Sulbras’ efforts to raise its service standards and, in turn, the satisfaction levels of its clients, were recognized in November 2007, when the company received the best supplier award from Flextronics International, a leader in industrial design and manufacturing of electronics products and telecommunications, headquartered in Singapore.
Today, Sulbras is a successful subcontracting company to important corporations in Brazil, such as Valeo and Roberto Bosch (both in the automotive market); Itautec and Hewlett-Packard (computers); Mundial (electronics); Spring-Carrier (air-conditioners); Embarco (refrigerators), and Marcopolo (buses).
Sulbras’ logistics operations cover all the Brazilian regions, assuring flexibility and punctuality in deliveries. The company’s internal logistics efforts are optimized with the use of tools such as the Kanban system. Kanban is a production management method in which a signalized card controls the streams of output on pieces or specific parts on a production line, and indicates the delivery of a determined quantity. When all the pieces are delivered, the same card is taken to its starting point, where is converted in a new order.
MATERIAL SUCCESS
“We have two differentials. Our quality service, in commitment with the customer, which in our work segment is essential, and the production management style we adopted here – lean management – also known as the Toyota Production System,” says Nonemacher. Those in industry are generally familiar with TPS, a system of output focused on technological updating, as well client satisfaction, through the efficacy of the processes. This means that from the process development to the end product the company continually strives to utilize the best methods, technical processes and equipment, which can guarantee the reliability of the product.

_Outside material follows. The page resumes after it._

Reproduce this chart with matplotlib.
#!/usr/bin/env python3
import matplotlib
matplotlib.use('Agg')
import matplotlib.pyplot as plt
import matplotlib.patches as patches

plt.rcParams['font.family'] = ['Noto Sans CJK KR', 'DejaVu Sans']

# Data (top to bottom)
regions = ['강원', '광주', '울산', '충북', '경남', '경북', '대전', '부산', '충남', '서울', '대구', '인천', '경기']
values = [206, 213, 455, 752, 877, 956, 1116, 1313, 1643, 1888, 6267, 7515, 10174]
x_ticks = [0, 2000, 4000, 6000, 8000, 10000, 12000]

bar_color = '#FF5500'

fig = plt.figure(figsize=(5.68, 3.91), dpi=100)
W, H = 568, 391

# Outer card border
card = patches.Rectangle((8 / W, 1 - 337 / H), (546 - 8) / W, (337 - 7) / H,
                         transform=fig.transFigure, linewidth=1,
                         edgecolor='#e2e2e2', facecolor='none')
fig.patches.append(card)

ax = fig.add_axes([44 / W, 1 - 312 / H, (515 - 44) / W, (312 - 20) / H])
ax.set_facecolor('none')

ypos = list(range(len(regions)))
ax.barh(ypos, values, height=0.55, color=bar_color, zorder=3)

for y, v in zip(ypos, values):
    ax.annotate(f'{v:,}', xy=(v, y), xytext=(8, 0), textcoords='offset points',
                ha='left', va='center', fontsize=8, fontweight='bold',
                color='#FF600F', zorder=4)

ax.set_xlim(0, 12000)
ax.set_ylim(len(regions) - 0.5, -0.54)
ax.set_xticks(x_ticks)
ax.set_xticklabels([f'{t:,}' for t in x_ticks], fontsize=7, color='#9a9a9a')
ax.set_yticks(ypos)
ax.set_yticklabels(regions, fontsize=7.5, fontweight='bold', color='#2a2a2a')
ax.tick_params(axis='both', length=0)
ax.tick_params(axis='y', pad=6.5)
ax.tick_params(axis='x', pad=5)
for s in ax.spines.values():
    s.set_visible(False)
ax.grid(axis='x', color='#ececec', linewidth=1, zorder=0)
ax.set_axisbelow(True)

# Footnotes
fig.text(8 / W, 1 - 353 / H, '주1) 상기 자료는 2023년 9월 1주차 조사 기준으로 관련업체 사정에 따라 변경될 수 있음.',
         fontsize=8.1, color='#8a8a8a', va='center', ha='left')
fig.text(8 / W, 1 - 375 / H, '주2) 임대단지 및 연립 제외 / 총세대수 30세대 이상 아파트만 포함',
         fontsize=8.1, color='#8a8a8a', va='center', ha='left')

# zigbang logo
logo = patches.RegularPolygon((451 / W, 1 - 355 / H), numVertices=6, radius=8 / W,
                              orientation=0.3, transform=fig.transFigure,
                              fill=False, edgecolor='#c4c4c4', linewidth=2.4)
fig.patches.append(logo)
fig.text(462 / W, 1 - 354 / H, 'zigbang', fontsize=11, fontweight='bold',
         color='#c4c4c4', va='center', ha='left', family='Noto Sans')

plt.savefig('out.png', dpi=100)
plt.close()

Reliability of the processes is achieved through the use of high quality machines in all work areas, as well as through the standardization of work hours, streamlined efficiencies in the production cells, and specialization of the operators. It all makes for a well-managed production system.

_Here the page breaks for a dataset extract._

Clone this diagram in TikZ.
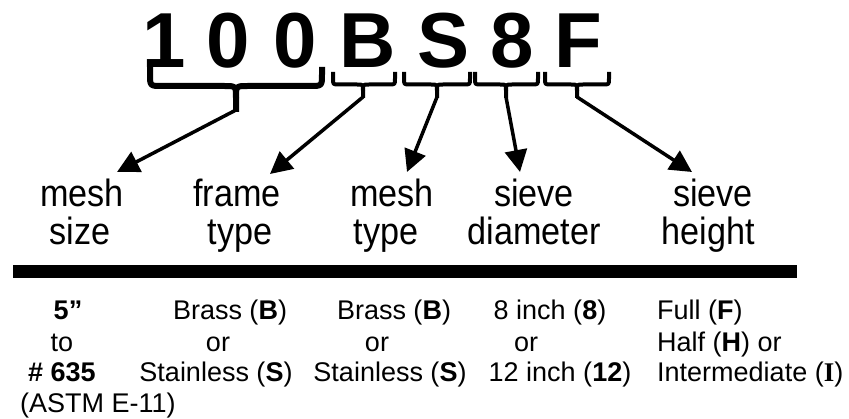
\documentclass[tikz,border=0pt]{standalone}
\usepackage{fontspec}
\setmainfont{Liberation Sans}
\newfontfamily\labfont[FakeStretch=0.9]{Liberation Sans}
\newfontfamily\serifI{Liberation Serif}
\usetikzlibrary{arrows.meta}
\begin{document}
\begin{tikzpicture}[x=1pt,y=-1pt,
  big/.style={inner sep=0pt,anchor=base,font=\fontsize{78}{80}\selectfont\bfseries},
  lab/.style={inner sep=0pt,anchor=base,font=\labfont\fontsize{38}{40}\selectfont},
  small/.style={inner sep=0pt,anchor=base,font=\fontsize{27}{31}\selectfont},
  smallL/.style={small,anchor=base west},
  bigbrace/.style={line width=6pt,line join=round},
  smallbrace/.style={line width=4pt,line join=round},
  arr/.style={line width=3.5pt,-{Triangle[length=22pt,width=22pt]}}]
\useasboundingbox (0,0) rectangle (849,419);
\fill[white] (0,0) rectangle (849,419);
% big code letters
\node[big] (c1) at (164,68) {1};
\node[big] (c2) at (228,68) {0};
\node[big] (c3) at (295,68) {0};
\node[big] (c4) at (368,68) {B};
\node[big] (c5) at (444,68) {S};
\node[big] (c6) at (512,68) {8};
\node[big] (c7) at (578,68) {F};
% braces
\newcommand\brc[7]{% style, x1, x2, xc, ytop, yh, ytip  (r fixed via #1)
}
% big brace for 100
\draw[bigbrace] (150,67) -- (150,74) .. controls (150,86) .. (162,86) -- (224,86) .. controls (236,86) .. (236,98) -- (236,112);
\draw[bigbrace] (322,67) -- (322,74) .. controls (322,86) .. (310,86) -- (248,86) .. controls (236,86) .. (236,98);
\coordinate (b1) at (236,110);
% small braces
\foreach \xa/\xb/\xc/\nm in {333/395/363/b2, 404/470/437/b3, 475/538/506/b4, 545/609/577/b5}{
  \draw[smallbrace] (\xa,72) -- (\xa,78.5) .. controls (\xa,84.5) .. ({\xa+6},84.5) -- ({\xc-6},84.5) .. controls (\xc,84.5) .. (\xc,90.5) -- (\xc,98);
  \draw[smallbrace] (\xb,72) -- (\xb,78.5) .. controls (\xb,84.5) .. ({\xb-6},84.5) -- ({\xc+6},84.5) .. controls (\xc,84.5) .. (\xc,90.5);
  \coordinate (\nm) at (\xc,97);
}
% arrow tips
\coordinate (t1) at (117,172);
\coordinate (t2) at (270,174);
\coordinate (t3) at (407,172);
\coordinate (t4) at (520,172);
\coordinate (t5) at (692,172);
\draw[arr] (b1) -- (t1);
\draw[arr] (b2) -- (t2);
\draw[arr] (b3) -- (t3);
\draw[arr] (b4) -- (t4);
\draw[arr] (b5) -- (t5);
% labels
\node[lab] (l1a) at (82,207) {mesh};
\node[lab] (l1b) at (80,245) {size};
\node[lab] (l2a) at (237,207) {frame};
\node[lab] (l2b) at (240,245) {type};
\node[lab] (l3a) at (392,207) {mesh};
\node[lab] (l3b) at (386,245) {type};
\node[lab] (l4a) at (534,207) {sieve};
\node[lab] (l4b) at (534,245) {diameter};
\node[lab] (l5a) at (713,207) {sieve};
\node[lab] (l5b) at (708,245) {height};
% bar
\fill (13,265) rectangle (797,278);
% bottom text
\node[small] (d1a) at (68,320) {\bfseries 5”};
\node[small] (d1b) at (62,352) {to};
\node[small] (d1c) at (62,382) {\bfseries \# 635};
\node[smallL] (d1d) at (20,413) {(ASTM E-11)};
\node[small] (d2a) at (230,320) {Brass (\textbf{B})};
\node[small] (d2b) at (218,352) {or};
\node[small] (d2c) at (216,382) {Stainless (\textbf{S})};
\node[small] (d3a) at (394,320) {Brass (\textbf{B})};
\node[small] (d3b) at (377,352) {or};
\node[small] (d3c) at (390,382) {Stainless (\textbf{S})};
\node[small] (d4a) at (550,320) {8 inch (\textbf{8})};
\node[small] (d4b) at (526,352) {or};
\node[small] (d4c) at (560,382) {12 inch (\textbf{12})};
\node[smallL] (d5a) at (657,320) {Full (\textbf{F})};
\node[smallL] (d5b) at (657,352) {Half (\textbf{H}) or};
\node[smallL] (d5c) at (657,382) {Intermediate ({\serifI\bfseries I})};
\end{tikzpicture}
\end{document}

To maintain a high level of efficiency, Sulbras’ team of approximately 610 workers, work in shifts and keep the company’s manufacturing output moving 24 hours, five days per week, assuring the efficiency and quality of its production as well as customer satisfaction. As a result of this management model, Sulbras processed, in 2007, 5,000 tons of thermoplastic resins and 84 million components. This year, the company hopes to increase production 15-20 percent.

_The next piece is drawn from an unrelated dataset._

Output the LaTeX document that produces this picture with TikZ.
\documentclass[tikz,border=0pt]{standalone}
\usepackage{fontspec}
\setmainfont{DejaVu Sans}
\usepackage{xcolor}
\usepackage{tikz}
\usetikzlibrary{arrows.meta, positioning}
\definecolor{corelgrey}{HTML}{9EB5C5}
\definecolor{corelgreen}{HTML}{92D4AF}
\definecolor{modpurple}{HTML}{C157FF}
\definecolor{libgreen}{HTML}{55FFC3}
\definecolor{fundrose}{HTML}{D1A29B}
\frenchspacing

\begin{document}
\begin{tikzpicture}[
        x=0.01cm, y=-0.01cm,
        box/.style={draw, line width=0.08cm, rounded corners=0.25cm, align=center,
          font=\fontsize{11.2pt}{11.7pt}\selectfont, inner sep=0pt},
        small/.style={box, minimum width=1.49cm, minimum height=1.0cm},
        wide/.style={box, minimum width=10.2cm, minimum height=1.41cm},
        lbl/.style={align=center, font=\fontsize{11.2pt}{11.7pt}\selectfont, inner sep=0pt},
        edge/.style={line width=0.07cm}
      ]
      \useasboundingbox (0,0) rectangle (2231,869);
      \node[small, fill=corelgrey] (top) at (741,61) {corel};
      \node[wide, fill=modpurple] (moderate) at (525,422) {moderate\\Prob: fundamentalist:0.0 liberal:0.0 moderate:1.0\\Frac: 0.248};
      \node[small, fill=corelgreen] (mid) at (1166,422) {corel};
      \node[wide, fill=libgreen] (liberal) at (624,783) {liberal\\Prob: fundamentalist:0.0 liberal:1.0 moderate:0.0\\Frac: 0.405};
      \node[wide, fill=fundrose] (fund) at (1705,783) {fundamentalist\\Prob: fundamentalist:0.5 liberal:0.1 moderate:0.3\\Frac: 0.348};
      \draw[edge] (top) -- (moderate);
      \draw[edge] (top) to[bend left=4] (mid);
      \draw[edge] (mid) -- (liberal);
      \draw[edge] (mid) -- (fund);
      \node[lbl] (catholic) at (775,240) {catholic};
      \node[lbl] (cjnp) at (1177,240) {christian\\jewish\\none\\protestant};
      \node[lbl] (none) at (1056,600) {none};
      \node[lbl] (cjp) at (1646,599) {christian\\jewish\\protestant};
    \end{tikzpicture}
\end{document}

Nowadays, besides the plant in Caxias do Sul, Sulbras also has facilities in Sapucaia do Sul, Brazilian state of Rio Grande do Sul, and in Salto, state of Sao Paulo. The company’s three industrial units have 56 injection molding machines in a total area of 46,650 square meters with 16,168 square meters of built area. Sulbras invested last year 20 millions reais in the plants’ modernization and another five million is expected to be invested in 2008. In this way, the company intends to keep on top of production levels for years to come.